In the street, where she lived, nobody knew that Terry’s* singing voice could touch hearts. Then, one day, the
lady who had helped her find her new home asked her to sing at the Christmas party of her working group. She was such a big hit that, soon after, at age 50, Terry saw a childhood dream come true when she was one of the finalists in a singing competition organized by a Quebec TV station.

Terry is one of the some 150 mentally ill homeless people who have found a home as part of At Home – a research demonstration project providing housing and services in an effort to assess the factors promoting housing stability while ensuring the well-being of homeless people dealing with mental health problems.

“We were inspired by Housing First in New York, which helps homeless people with high needs, and by Street to Home, in Toronto, which helps people with moderate needs,” explains Cécile Leclercq, Ph.D., coordinator of Montréal’s At Home project. In fact Montréal launched this program at the same time as the cities of Vancouver, Winnipeg, Toronto, and Moncton.

Since this is also a research project, the 460 participants are divided into experimental and control groups: 200 of the 300 people with “moderate” needs will be offered housing and services from the At Home intervention team (the experimental group), while the 100 others (the control group) will continue to rely on community *not her real name services. The 160 homeless people with more pressing needs have been divided into two equal cohorts, half in an experimental group and half in a control group.

“Our research team will meet with all the participants every three months for two years to assess their situation,” adds Leclercq, noting that the Montréal project also includes three clinical teams and a group responsible for finding  housing through an agreement with more than forty housing owners.

Planting the seeds

The seeds for this project were planted in 2007 by a Health Canada official who shared his concerns about the mentally ill  homeless with former senator Michael Kirby, the chair of the Mental Health Commission of Canada (which funds the At Home project). “With the help of researchers, Mr. Kirby developed a more extensive project than had been proposed by the Health Canada official,” explains Eric Latimer, Ph.D., a researcher working on the Services, Policy and Population Health theme at the Douglas Institute and chief researcher for Montréal’s At Home project.

Latimer’s team is composed of caregivers and researchers from the Jeanne-Mance health and social services centre, the Diogène community organization, the Douglas Institute, and five Quebec universities.

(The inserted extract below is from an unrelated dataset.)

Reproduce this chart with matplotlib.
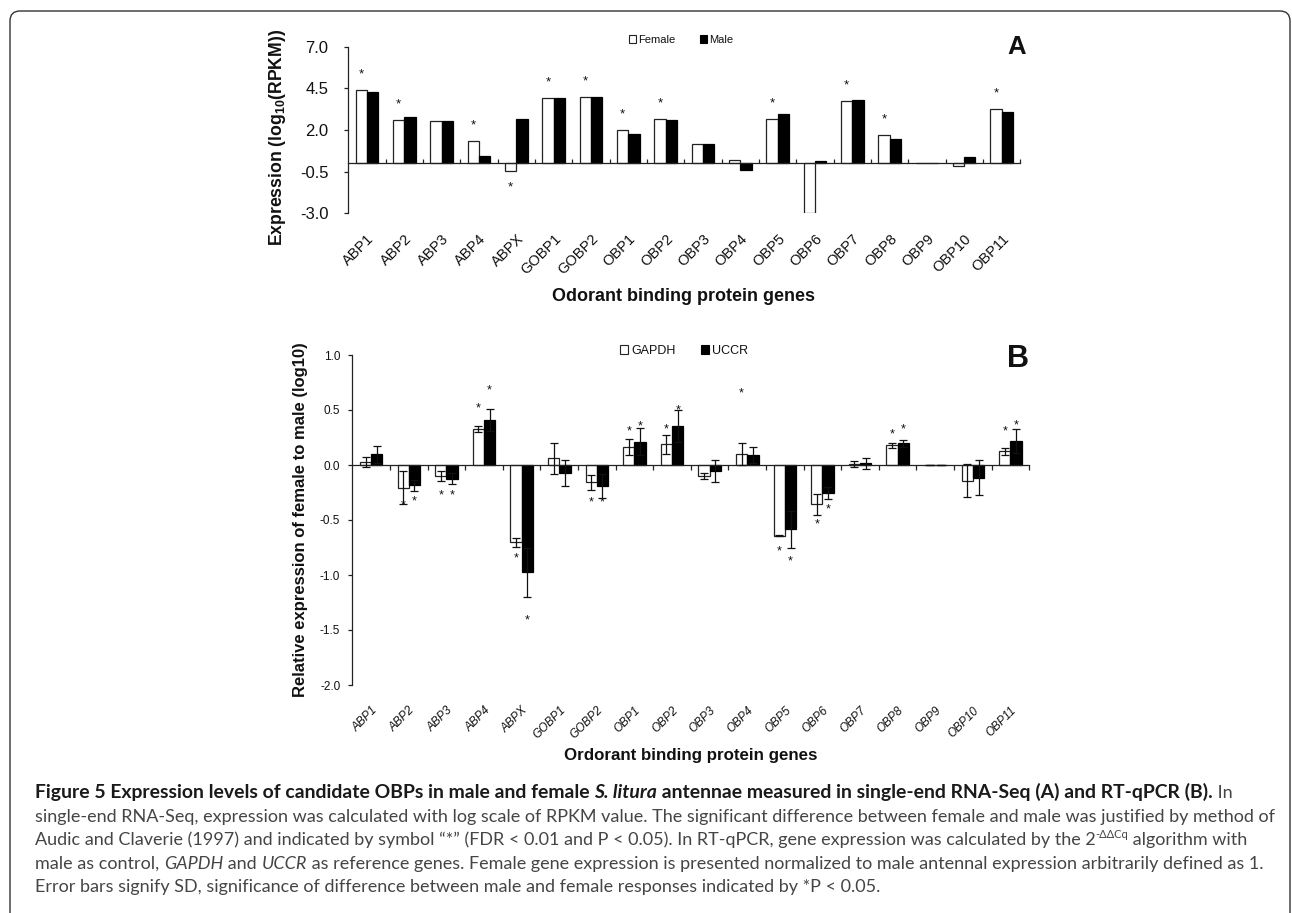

They began recruiting participants in fall 2009.

“Participants are referred to us by shelters  prisons, community organizations, and hospitals, and our research officers/interviewers are also present in the field,” adds Leclercq, the project coordinator. Participants are not left to their own devices in their new homes, she notes. With the help of a caregiver who meets with them at least once a week, they set goals based on their own strengths.

“We favour the recovery approach,” explains Leclercq, who naturally hopes that the housing and clinical follow-up will continue after the project ends. And while the results are not yet in, the At Home project is already yielding results – such as the participant who, after living for years in the street, is now superintendent of the building where he was given a home.